### EXERCISE
Output the material word for word. Leave each picture out.
**********
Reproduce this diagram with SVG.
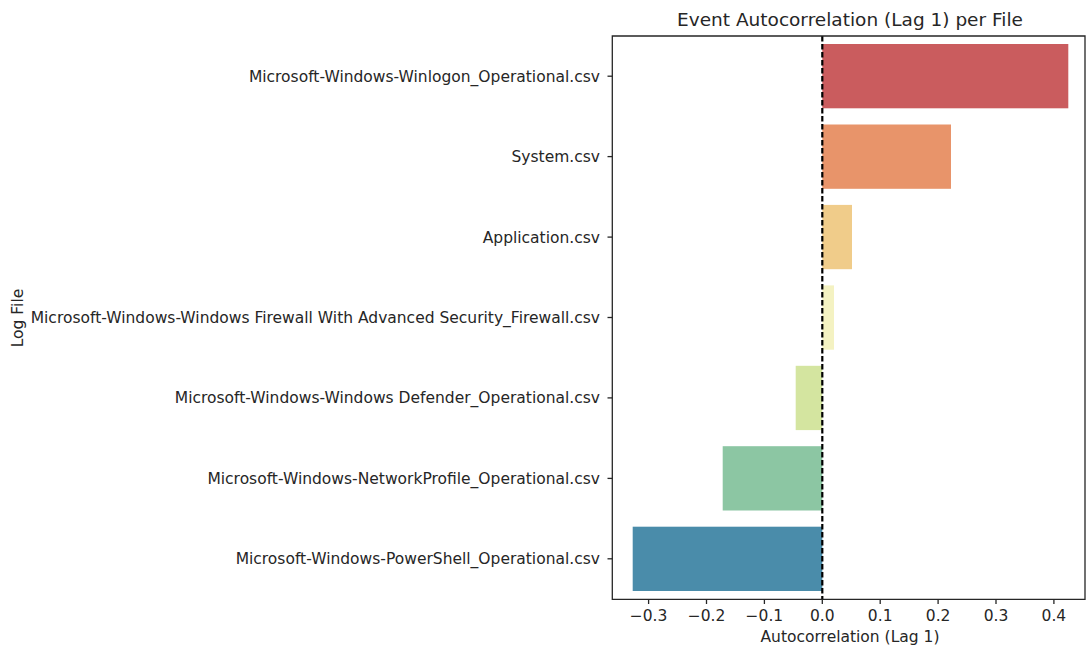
<svg xmlns="http://www.w3.org/2000/svg" width="1088" height="650" viewBox="0 0 1088 650">
<style>
text{font-family:"DejaVu Sans","Liberation Sans",sans-serif;fill:#262626;}
.tl{font-size:15.5px;}
.yl{font-size:15.5px;text-anchor:end;}
.xt{font-size:15.5px;text-anchor:middle;}
.spine{stroke:#262626;stroke-width:1.3;fill:none;}
.tick{stroke:#262626;stroke-width:1.3;}
</style>
<rect width="1088" height="650" fill="#ffffff"/>
<g id="title"><text x="850" y="26" style="font-size:18.5px;text-anchor:middle">Event Autocorrelation (Lag 1) per File</text></g>
<g id="bars">
<rect id="bar-winlogon" x="822.3" y="44" width="246" height="64.3" fill="#ca5c5e"/>
<rect id="bar-system" x="822.3" y="124.5" width="128.7" height="64.3" fill="#e8946a"/>
<rect id="bar-application" x="822.3" y="204.9" width="29.7" height="64.3" fill="#f0cc8a"/>
<rect id="bar-firewall" x="822.3" y="285.4" width="11.7" height="64.3" fill="#f4f2c2"/>
<rect id="bar-defender" x="795.7" y="365.8" width="26.6" height="64.3" fill="#d4e5a0"/>
<rect id="bar-networkprofile" x="722.7" y="446.2" width="99.6" height="64.3" fill="#8cc6a3"/>
<rect id="bar-powershell" x="632.7" y="526.7" width="189.6" height="64.3" fill="#4a8caa"/>
</g>
<g id="zero-line"><line x1="822.3" y1="36" x2="822.3" y2="599" stroke="#000" stroke-width="2.2" stroke-dasharray="5.5,2.5"/></g>
<g id="axes">
<path class="spine" d="M612.3,36 H1085 V599.3 H612.3 Z"/>
</g>
<g id="y-ticks">
<line class="tick" x1="607.5" y1="76.2" x2="612.3" y2="76.2"/>
<line class="tick" x1="607.5" y1="156.6" x2="612.3" y2="156.6"/>
<line class="tick" x1="607.5" y1="237.1" x2="612.3" y2="237.1"/>
<line class="tick" x1="607.5" y1="317.5" x2="612.3" y2="317.5"/>
<line class="tick" x1="607.5" y1="397.9" x2="612.3" y2="397.9"/>
<line class="tick" x1="607.5" y1="478.4" x2="612.3" y2="478.4"/>
<line class="tick" x1="607.5" y1="558.8" x2="612.3" y2="558.8"/>
<text class="yl" x="600" y="81.7">Microsoft-Windows-Winlogon_Operational.csv</text>
<text class="yl" x="600" y="162.1">System.csv</text>
<text class="yl" x="600" y="242.6">Application.csv</text>
<text class="yl" x="600" y="323">Microsoft-Windows-Windows Firewall With Advanced Security_Firewall.csv</text>
<text class="yl" x="600" y="403.4">Microsoft-Windows-Windows Defender_Operational.csv</text>
<text class="yl" x="600" y="483.9">Microsoft-Windows-NetworkProfile_Operational.csv</text>
<text class="yl" x="600" y="564.3">Microsoft-Windows-PowerShell_Operational.csv</text>
</g>
<g id="x-ticks">
<line class="tick" x1="648.6" y1="599.3" x2="648.6" y2="604"/>
<line class="tick" x1="706.5" y1="599.3" x2="706.5" y2="604"/>
<line class="tick" x1="764.4" y1="599.3" x2="764.4" y2="604"/>
<line class="tick" x1="822.3" y1="599.3" x2="822.3" y2="604"/>
<line class="tick" x1="880.2" y1="599.3" x2="880.2" y2="604"/>
<line class="tick" x1="938.1" y1="599.3" x2="938.1" y2="604"/>
<line class="tick" x1="996" y1="599.3" x2="996" y2="604"/>
<line class="tick" x1="1053.9" y1="599.3" x2="1053.9" y2="604"/>
<text class="xt" x="648.6" y="621">−0.3</text>
<text class="xt" x="706.5" y="621">−0.2</text>
<text class="xt" x="764.4" y="621">−0.1</text>
<text class="xt" x="822.3" y="621">0.0</text>
<text class="xt" x="880.2" y="621">0.1</text>
<text class="xt" x="938.1" y="621">0.2</text>
<text class="xt" x="996" y="621">0.3</text>
<text class="xt" x="1053.9" y="621">0.4</text>
</g>
<g id="x-label"><text class="tl" x="850" y="642" style="text-anchor:middle">Autocorrelation (Lag 1)</text></g>
<g id="y-label"><text class="tl" transform="translate(23,318) rotate(-90)" style="text-anchor:middle">Log File</text></g>
</svg>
**********
### RESPONSE
Reproduce this diagram with SVG.
<svg xmlns="http://www.w3.org/2000/svg" width="1088" height="650" viewBox="0 0 1088 650">
<style>
text{font-family:"DejaVu Sans","Liberation Sans",sans-serif;fill:#262626;}
.tl{font-size:15.5px;}
.yl{font-size:15.5px;text-anchor:end;}
.xt{font-size:15.5px;text-anchor:middle;}
.spine{stroke:#262626;stroke-width:1.3;fill:none;}
.tick{stroke:#262626;stroke-width:1.3;}
</style>
<rect width="1088" height="650" fill="#ffffff"/>
<g id="title"><text x="850" y="26" style="font-size:18.5px;text-anchor:middle">Event Autocorrelation (Lag 1) per File</text></g>
<g id="bars">
<rect id="bar-winlogon" x="822.3" y="44" width="246" height="64.3" fill="#ca5c5e"/>
<rect id="bar-system" x="822.3" y="124.5" width="128.7" height="64.3" fill="#e8946a"/>
<rect id="bar-application" x="822.3" y="204.9" width="29.7" height="64.3" fill="#f0cc8a"/>
<rect id="bar-firewall" x="822.3" y="285.4" width="11.7" height="64.3" fill="#f4f2c2"/>
<rect id="bar-defender" x="795.7" y="365.8" width="26.6" height="64.3" fill="#d4e5a0"/>
<rect id="bar-networkprofile" x="722.7" y="446.2" width="99.6" height="64.3" fill="#8cc6a3"/>
<rect id="bar-powershell" x="632.7" y="526.7" width="189.6" height="64.3" fill="#4a8caa"/>
</g>
<g id="zero-line"><line x1="822.3" y1="36" x2="822.3" y2="599" stroke="#000" stroke-width="2.2" stroke-dasharray="5.5,2.5"/></g>
<g id="axes">
<path class="spine" d="M612.3,36 H1085 V599.3 H612.3 Z"/>
</g>
<g id="y-ticks">
<line class="tick" x1="607.5" y1="76.2" x2="612.3" y2="76.2"/>
<line class="tick" x1="607.5" y1="156.6" x2="612.3" y2="156.6"/>
<line class="tick" x1="607.5" y1="237.1" x2="612.3" y2="237.1"/>
<line class="tick" x1="607.5" y1="317.5" x2="612.3" y2="317.5"/>
<line class="tick" x1="607.5" y1="397.9" x2="612.3" y2="397.9"/>
<line class="tick" x1="607.5" y1="478.4" x2="612.3" y2="478.4"/>
<line class="tick" x1="607.5" y1="558.8" x2="612.3" y2="558.8"/>
<text class="yl" x="600" y="81.7">Microsoft-Windows-Winlogon_Operational.csv</text>
<text class="yl" x="600" y="162.1">System.csv</text>
<text class="yl" x="600" y="242.6">Application.csv</text>
<text class="yl" x="600" y="323">Microsoft-Windows-Windows Firewall With Advanced Security_Firewall.csv</text>
<text class="yl" x="600" y="403.4">Microsoft-Windows-Windows Defender_Operational.csv</text>
<text class="yl" x="600" y="483.9">Microsoft-Windows-NetworkProfile_Operational.csv</text>
<text class="yl" x="600" y="564.3">Microsoft-Windows-PowerShell_Operational.csv</text>
</g>
<g id="x-ticks">
<line class="tick" x1="648.6" y1="599.3" x2="648.6" y2="604"/>
<line class="tick" x1="706.5" y1="599.3" x2="706.5" y2="604"/>
<line class="tick" x1="764.4" y1="599.3" x2="764.4" y2="604"/>
<line class="tick" x1="822.3" y1="599.3" x2="822.3" y2="604"/>
<line class="tick" x1="880.2" y1="599.3" x2="880.2" y2="604"/>
<line class="tick" x1="938.1" y1="599.3" x2="938.1" y2="604"/>
<line class="tick" x1="996" y1="599.3" x2="996" y2="604"/>
<line class="tick" x1="1053.9" y1="599.3" x2="1053.9" y2="604"/>
<text class="xt" x="648.6" y="621">−0.3</text>
<text class="xt" x="706.5" y="621">−0.2</text>
<text class="xt" x="764.4" y="621">−0.1</text>
<text class="xt" x="822.3" y="621">0.0</text>
<text class="xt" x="880.2" y="621">0.1</text>
<text class="xt" x="938.1" y="621">0.2</text>
<text class="xt" x="996" y="621">0.3</text>
<text class="xt" x="1053.9" y="621">0.4</text>
</g>
<g id="x-label"><text class="tl" x="850" y="642" style="text-anchor:middle">Autocorrelation (Lag 1)</text></g>
<g id="y-label"><text class="tl" transform="translate(23,318) rotate(-90)" style="text-anchor:middle">Log File</text></g>
</svg>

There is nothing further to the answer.